● **Exercise prompt**
Within the material below, find each line bearing the word "matplotlib" and present it.

● **Data lines**

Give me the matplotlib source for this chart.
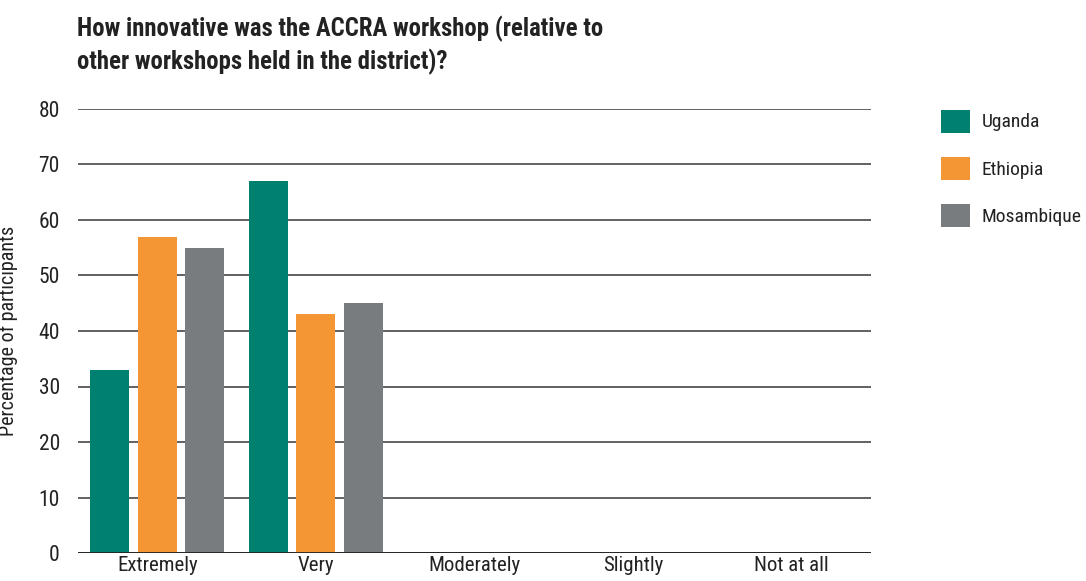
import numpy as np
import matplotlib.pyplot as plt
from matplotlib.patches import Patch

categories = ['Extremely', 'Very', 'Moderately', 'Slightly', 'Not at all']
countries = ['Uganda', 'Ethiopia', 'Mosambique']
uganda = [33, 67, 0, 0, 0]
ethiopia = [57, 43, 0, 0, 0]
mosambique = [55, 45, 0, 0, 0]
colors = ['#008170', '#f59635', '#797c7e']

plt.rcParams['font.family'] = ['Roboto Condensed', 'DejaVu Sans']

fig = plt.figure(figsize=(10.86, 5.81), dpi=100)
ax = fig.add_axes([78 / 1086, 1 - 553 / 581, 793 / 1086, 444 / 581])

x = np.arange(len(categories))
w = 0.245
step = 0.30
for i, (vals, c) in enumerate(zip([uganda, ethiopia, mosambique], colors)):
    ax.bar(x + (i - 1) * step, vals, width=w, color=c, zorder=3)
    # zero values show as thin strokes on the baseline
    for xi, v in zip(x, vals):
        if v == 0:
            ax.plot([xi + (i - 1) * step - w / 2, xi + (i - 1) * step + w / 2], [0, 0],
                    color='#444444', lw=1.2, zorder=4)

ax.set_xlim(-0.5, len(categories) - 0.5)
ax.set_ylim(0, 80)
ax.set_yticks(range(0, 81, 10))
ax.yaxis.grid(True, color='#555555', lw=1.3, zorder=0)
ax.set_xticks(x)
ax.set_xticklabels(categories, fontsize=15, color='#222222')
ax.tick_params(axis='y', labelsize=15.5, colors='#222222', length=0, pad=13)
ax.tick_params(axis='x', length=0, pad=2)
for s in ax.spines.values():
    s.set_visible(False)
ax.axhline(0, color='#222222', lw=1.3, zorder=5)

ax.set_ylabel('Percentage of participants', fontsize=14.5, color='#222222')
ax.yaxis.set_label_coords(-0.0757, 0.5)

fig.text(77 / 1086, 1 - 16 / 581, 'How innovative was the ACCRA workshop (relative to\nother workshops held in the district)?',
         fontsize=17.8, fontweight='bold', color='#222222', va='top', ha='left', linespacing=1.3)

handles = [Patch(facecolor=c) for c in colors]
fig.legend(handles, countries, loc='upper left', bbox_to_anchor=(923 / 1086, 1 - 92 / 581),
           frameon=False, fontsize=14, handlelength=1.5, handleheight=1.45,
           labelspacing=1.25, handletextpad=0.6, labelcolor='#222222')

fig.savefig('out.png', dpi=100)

● **Solution below**
Give me the matplotlib source for this chart.
import matplotlib.pyplot as plt
from matplotlib.patches import Patch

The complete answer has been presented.